I was never that into exercise classes, or into any kind of collaborative workouts, really. But yoga classes and Pilates classes and Urban Rebounding (aka trampoline classes) sound so cool. Theoretically, workout classes seem like a great idea to me, but I never actually go. Well, it’s rare. Even when classes sound cool, it’s super rare that I can commit to being at a specific class at a specific time. Maybe it’s that certain rebellious streak running through me. Honestly, when I exercise, I just want to be alone.
Running and strength training became two of my favorite exercises around sophomore year of college, when I realized that I really liked the gym when I had headphones on. Before college, the idea of avoiding sports at all costs very much appealed to me, and I had lumped the gym in with ESPN and dodgeball. But running is a solitary sport, and no one can hold me accountable if I don’t run more than a mile (except self-critical me). And strength training is another loner activity most of the time, where I can lift as heavy or as light as I want and people mainly leave me alone save for the occasional ” here’s how to lift better!”
Both running and strength training are very mainstream, acceptable forms of exercises to do, even if not at the gym. But sometimes I don’t feel like going outside and running, or outside to the gym (my gym is 11 blocks away), so I do a “home workout.” These workouts usually consist of body weight strength training exercises (i.e lunges, squats, pushups) and the equivalent of half an hour of jumping jacks spaced out in intervals. When I get into a conversation with someone about working out, and I tell them I didn’t go to the gym today but instead did a “home workout, which includes a lot of jumping jacks,” people usually kind of snicker. Jumping jacks seem to be a weirdly unacceptable exercise to do. They are part of an unlabeled and non-mainstream exercise program that I made up. But that’s okay- it works for me.

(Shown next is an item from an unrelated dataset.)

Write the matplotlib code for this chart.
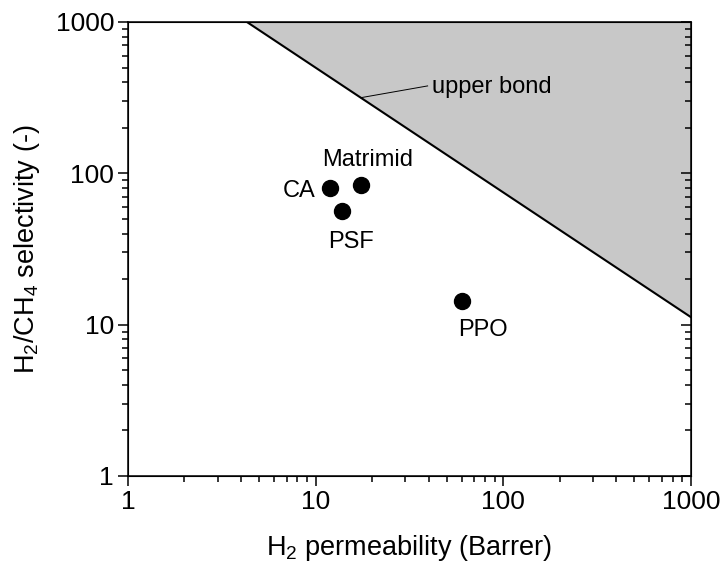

Sometimes I feel too tired or too pressed for time to even do my home workout. For awhile, during one or two of the most exhausting auto shows I worked, where I was standing on a hard floor for 9 hours in heels all day, I would solely do my ‘5 minute workout’ every night before bed. All this workout consisted of was a bunch of different ab exercises (sit up variations), and a bunch of push-ups. Sometimes on super-motivated nights, I’d actually do this workout for 10 minutes instead of 5. This may sound like only a little bit of time, but the differences were notable to me. I felt better. And then eventually I’d go back to the gym and run and do hour long home workouts and get back to my irregularly scheduled program.
I guess the main thing about exercise in your thirties, or anytime really, is to do what works for you. I prioritize wanting to go back and work out again, and be consistent with exercising multiple times, so it’s important for me not to hate my workouts and feel like they’re too hard. They just need to be hard enough…or sometimes they just need to be easy. I try to stay kind to myself.
Once I’m actually working out, I find it easier to continue working out. The hardest part is usually starting- which is, coincidentally, the hardest part of doing anything.
And some days I just stretch…I put on music and stretch everything that hurts, and then I make up stretches that have no labels and that I have never done before, or maybe I have once but I’ve forgotten them. All I know is that it helps to let your preferences lead the way. Tell your body: ‘Remember, this is good- this is your favorite. This will be an easy one. We’ve got this.’